Compare retriv's permance to rank_bm25 and pyserini

MarshtompCS opened this issue · 4 comments

Hi! I see that retriv's speed is really impressive in seepd.md. Did you also compare their performances?

AmenRa commented

Hi, performance should be roughly the same for pyserini and retriv.
pyserini is built on top of lucene and retriv's BM25 implementation is based on elasticsearch, which is built on top of lucene. The only difference could be the BM25 hyper-parameter setting. retriv uses the same setting of elasticsearch out-of-the-box. pyserini probably uses that of lucene. Text pre-processing could have some minor differences. In the end, you can make them behave the same and they should both performs similarly out-of-the-box.
I dunno about rank_bm25. I never looked at its source code.

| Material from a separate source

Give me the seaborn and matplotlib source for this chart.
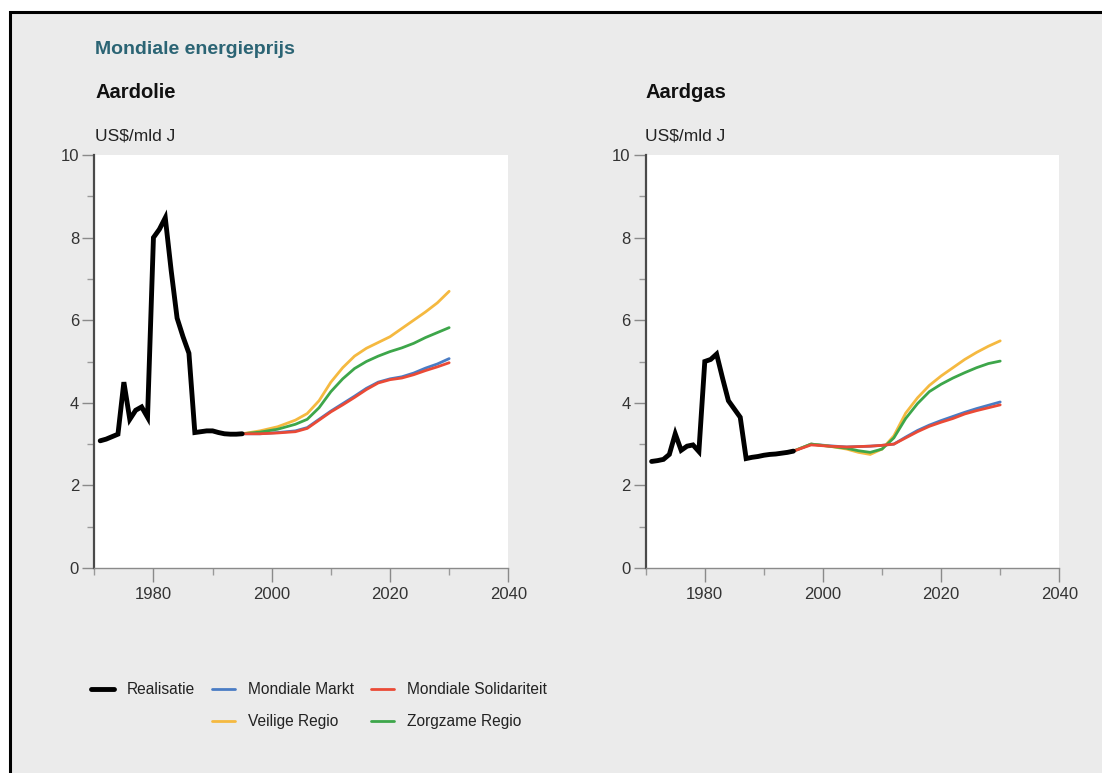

Hi, performance should be roughly the same for pyserini and retriv. pyserini is built on top of lucene and retriv's BM25 implementation is based on elasticsearch, which is built on top of lucene. The only difference could be the BM25 hyper-parameter setting. retriv uses the same setting of elasticsearch out-of-the-box. pyserini probably uses that of lucene. Text pre-processing could have some minor differences. In the end, you can make them behave the same and they should both performs similarly out-of-the-box. I dunno about rank_bm25. I never looked at its source code.

I think it is really necessary to compare the performance through datasets. pyserini's authors said there are many weak BM25 implementation, leading to poor performances. https://arxiv.org/pdf/2104.05740.pdf

AmenRa commented

The main problem with BM25 baselines is that most of the people do not optimize its hyper-parameters when performing comparisons. That's one of the main motivation retriv as a feature to allow you doing that very easily.

Regarding performances, as of now, retriv out-of-the-box performs as follows:
MSMARCO Dev MRR@10: 0.185 Recall: 0.873
TREC DL 2019 NDCG@10: 0.479 Recall: 0.753
TREC DL 2020 NDCG@10: 0.496 Recall: 0.811

Pyserini out-of-the-box performs as follows:
MSMARCO Dev MRR@10: 0.184 Recall: 0.853
TREC DL 2019 NDCG@10: 0.506 Recall: 0.750
TREC DL 2020 NDCG@10: 0.480 Recall: 0.786

The differences you see are mainly due to the the different default BM25's hyper-parameters setting of the two libraries and to a slightly different text pre-processing pipeline.

That's great! Thanks for repoting this!